One of the first situations that recalibrated my thinking involved a borrower whose income looked solid until you examined the pattern more closely. He had a stable job title, but a large portion of his pay came from commissions that had already started to dip. The lender approved a loan, but at a reduced amount and with a repayment structure that assumed leaner months ahead. I reviewed that account later as part of a routine check. It never missed a payment. I’ve seen nearly identical profiles approved elsewhere for larger sums, only to default once commissions softened further. That contrast taught me that a lender’s restraint often matters more than their willingness to approve.
I’ve also handled borrower complaints where emotions ran high and memories didn’t line up with paperwork. In one case, a borrower claimed the repayment schedule had never been clearly explained. When I reviewed the file, there were notes from a face-to-face discussion, signed illustrations, and follow-up explanations provided before funds were released. Stress has a way of distorting recollection. Lenders who explain terms slowly and document those conversations tend to avoid these disputes entirely.
A common mistake I see borrowers make is assuming their future income will behave the way they hope it will. I once reviewed a loan for someone who had just changed roles and expected a quick ramp-up in pay. The lender challenged that assumption and delayed approval until updated payslips were available. The borrower was frustrated, but the eventual loan matched reality instead of optimism. In my experience, loans built on hope rather than evidence are the ones that unravel first.
From the inside, you also notice how licensed lenders operate with the expectation that their decisions may be questioned later. I’ve sat in internal reviews where loan officers had to justify why an exception was made or why an application was declined even though it technically met minimum criteria. That level of scrutiny changes behavior. It leads to clearer explanations, fewer verbal shortcuts, and a willingness to slow the process down when something doesn’t add up.
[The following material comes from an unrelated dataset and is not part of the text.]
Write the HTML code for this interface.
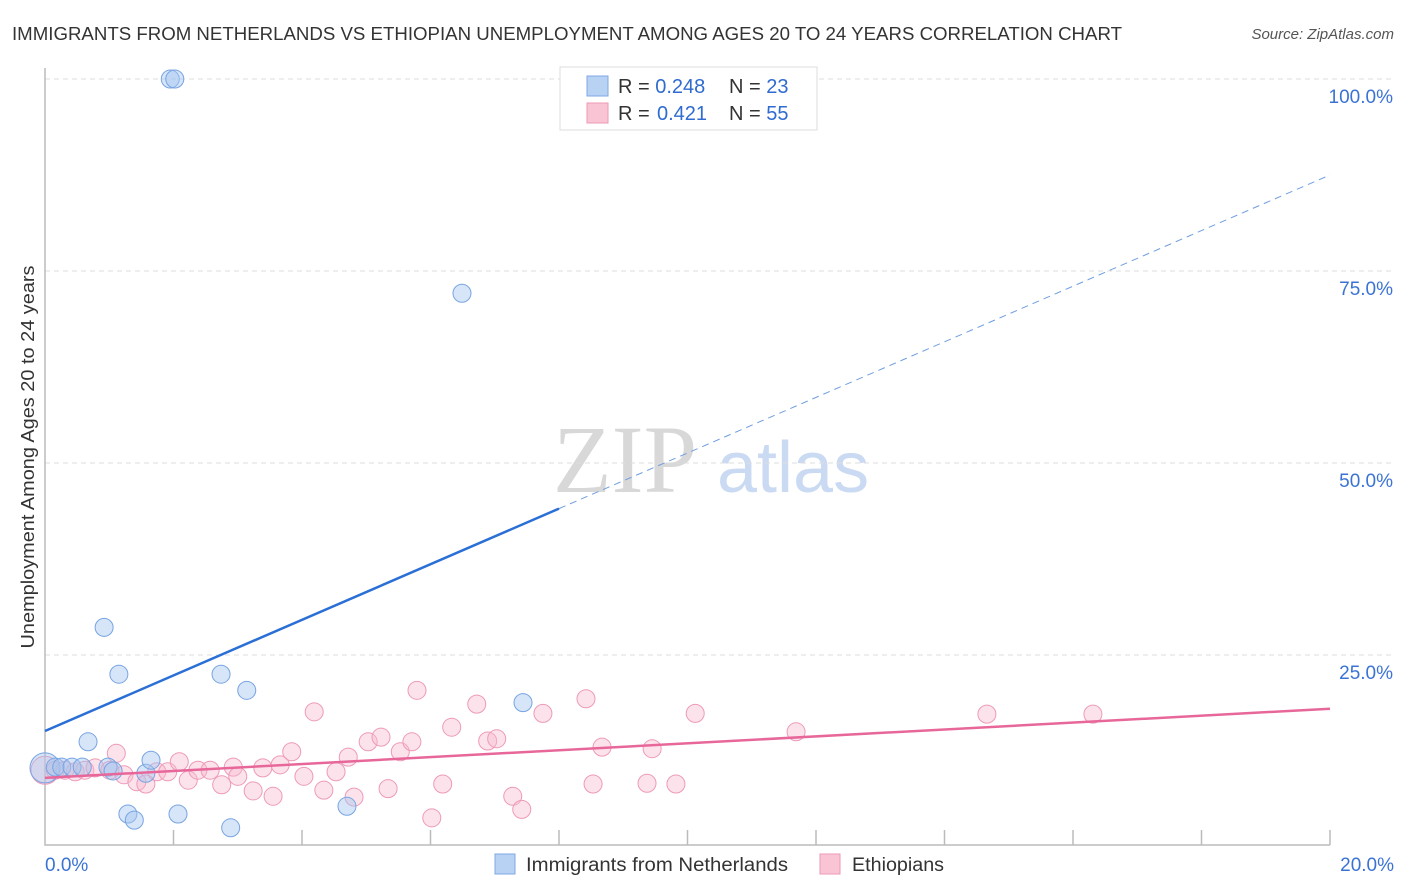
<!DOCTYPE html>
<html><head><meta charset="utf-8"><style>
body{margin:0;background:#fff;font-family:"Liberation Sans",sans-serif;}
svg{display:block}
</style></head><body>
<svg id="chart" width="1406" height="892">
<text x="12" y="40" font-size="18" fill="#333" textLength="1110" lengthAdjust="spacingAndGlyphs">IMMIGRANTS FROM NETHERLANDS VS ETHIOPIAN UNEMPLOYMENT AMONG AGES 20 TO 24 YEARS CORRELATION CHART</text>
<text x="1394" y="39" font-size="15" fill="#555" font-style="italic" text-anchor="end">Source: ZipAtlas.com</text>
<text transform="translate(34,457) rotate(-90)" font-size="18" fill="#333" text-anchor="middle" textLength="383" lengthAdjust="spacingAndGlyphs">Unemployment Among Ages 20 to 24 years</text>
<g>
<text x="553" y="492" font-size="96" font-family="Liberation Serif,serif" fill="#d8d8d8">ZIP</text>
<text x="717" y="492" font-size="72" fill="#c9daf2">atlas</text>
</g>
<g id="grid"></g>
<g id="marks"></g>
<g>
<rect x="560" y="67" width="257" height="63" fill="#fff" stroke="#ddd"/>
<rect x="587" y="76" width="21" height="20" fill="#b8d2f4" stroke="#7fa8e4"/>
<rect x="587" y="103" width="21" height="20" fill="#f9c4d4" stroke="#ec9ab6"/>
<text x="618" y="93" font-size="20" fill="#333">R = <tspan fill="#2f6bd0">0.248</tspan><tspan x="729">N = </tspan><tspan fill="#2f6bd0">23</tspan></text>
<text x="618" y="120" font-size="20" fill="#333">R = <tspan fill="#2f6bd0" x="657">0.421</tspan><tspan x="729">N = </tspan><tspan fill="#2f6bd0">55</tspan></text>
</g>
<g>
<rect x="495" y="854" width="20" height="20" fill="#b8d2f4" stroke="#7fa8e4"/>
<text x="526" y="871" font-size="19" fill="#333" textLength="262" lengthAdjust="spacingAndGlyphs">Immigrants from Netherlands</text>
<rect x="820" y="854" width="20" height="20" fill="#f9c4d4" stroke="#ec9ab6"/>
<text x="852" y="871" font-size="19" fill="#333" textLength="92" lengthAdjust="spacingAndGlyphs">Ethiopians</text>
</g>
</svg>
<script>
const yTicks=[25,50,75,100];
const yTickLabels=["25.0%","50.0%","75.0%","100.0%"];
const xTicks=[2,4,6,8,10,12,14,16,18,20];
const xEndLabels=["0.0%","20.0%"];
const blueX=[0,0.16,0.26,0.42,0.58,0.67,0.92,0.98,1.06,1.15,1.29,1.39,1.57,1.65,2.07,2.74,2.89,3.14,4.70,6.49,7.44,1.95,2.02];
const blueY=[10.3,10.4,10.4,10.4,10.4,13.7,28.6,10.4,9.9,22.5,4.3,3.5,9.6,11.3,4.3,22.5,2.5,20.4,5.3,72.1,18.8,100,100];
const pinkX=[0,0.16,0.31,0.47,0.62,0.78,1.01,1.11,1.23,1.43,1.57,1.74,1.91,2.09,2.23,2.38,2.57,2.75,2.93,3.00,3.24,3.39,3.55,3.66,3.84,4.03,4.19,4.34,4.53,4.72,4.81,5.03,5.23,5.34,5.53,5.71,5.79,6.02,6.19,6.33,6.72,6.89,7.03,7.28,7.42,7.75,8.42,8.53,8.67,9.37,9.45,9.82,10.12,11.69,14.66,16.31];
const pinkY=[10.0,10.0,10.0,9.8,10.0,10.3,10.0,12.2,9.4,8.5,8.2,9.8,9.8,11.1,8.7,10.0,10.0,8.1,10.4,9.2,7.3,10.3,6.6,10.7,12.4,9.2,17.6,7.4,9.8,11.7,6.5,13.7,14.3,7.6,12.4,13.7,20.4,3.8,8.2,15.6,18.6,13.8,14.1,6.6,4.9,17.4,19.3,8.2,13.0,8.3,12.8,8.2,17.4,15.0,17.3,17.3];
const blueLine=[15.1,87.5]; const blueSolidEnd=8.0;
const pinkLine=[9.0,18.0];
const X=v=>45+v*64.25, Y=v=>847-v*7.68;
const NS="http://www.w3.org/2000/svg";
function mk(t,a,p){const e=document.createElementNS(NS,t);for(const k in a)e.setAttribute(k,a[k]);p.appendChild(e);return e;}
const g=document.getElementById('grid'), m=document.getElementById('marks');
yTicks.forEach((t,i)=>{
 const l=mk('line',{x1:45,x2:1394,y1:Y(t),y2:Y(t),stroke:'#ddd','stroke-dasharray':'5,4'},g);
 
 
 const tx=mk('text',{x:1393,y:Y(t)+24,'font-size':19,fill:'#3b73d4','text-anchor':'end'},g);
 tx.textContent=yTickLabels[i];
 
 
});
const ax=mk('path',{d:'M45 68V845H1330',fill:'none',stroke:'#bbb','stroke-width':1.5},g);


xTicks.forEach(t=>{
 const l=mk('line',{x1:X(t),x2:X(t),y1:830,y2:845,stroke:'#bbb','stroke-width':1.5},g);
 
 
});
[[45,'start',0],[1394,'end',1]].forEach(([x,a,i])=>{
 const tx=mk('text',{x:x,y:871,'font-size':19,fill:'#3b73d4','text-anchor':a},g);
 tx.textContent=xEndLabels[i];
 
 
});
pinkX.forEach((x,i)=>{
 const c=mk('circle',{cx:X(x),cy:Y(pinkY[i]),r:i==0?14:9,fill:'rgba(248,185,205,0.4)',stroke:'#ee9ab8','stroke-width':1},m);
 
 
});
blueX.forEach((x,i)=>{
 const c=mk('circle',{cx:X(x),cy:Y(blueY[i]),r:i==0?15:9,fill:'rgba(165,198,240,0.45)',stroke:'#78a4e2','stroke-width':1},m);
 
 
});
const bAt=x=>blueLine[0]+(blueLine[1]-blueLine[0])*x/20;
let l=mk('line',{x1:X(0),y1:Y(bAt(0)),x2:X(blueSolidEnd),y2:Y(bAt(blueSolidEnd)),stroke:'#2a6fd6','stroke-width':2.5},m);


l=mk('line',{x1:X(blueSolidEnd),y1:Y(bAt(blueSolidEnd)),x2:X(20),y2:Y(bAt(20)),stroke:'#6f9ee0','stroke-width':1,'stroke-dasharray':'7,5'},m);


l=mk('line',{x1:X(0),y1:Y(pinkLine[0]),x2:X(20),y2:Y(pinkLine[1]),stroke:'#e8679a','stroke-width':2.5},m);


</script>
</body></html>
I’m especially cautious of lenders who rush past affordability discussions. Over the years, I’ve seen borrowers stack obligations simply because no one paused to look at the full picture. In one situation I reviewed, a borrower qualified individually for a loan but was already stretched across multiple commitments. The lender declined, explaining that timing mattered as much as eligibility. Months later, the same borrower returned in a stronger position, and that loan performed without issues. That outcome wasn’t accidental.
After years of watching loans move from approval through repayment, my perspective is grounded in outcomes. A licensed money lender proves their value through judgment, clarity, and consistency—particularly when the borrower’s circumstances aren’t neat. Those qualities don’t always feel helpful in the moment, but they’re often the reason a short-term loan stays manageable instead of becoming a lasting source of pressure.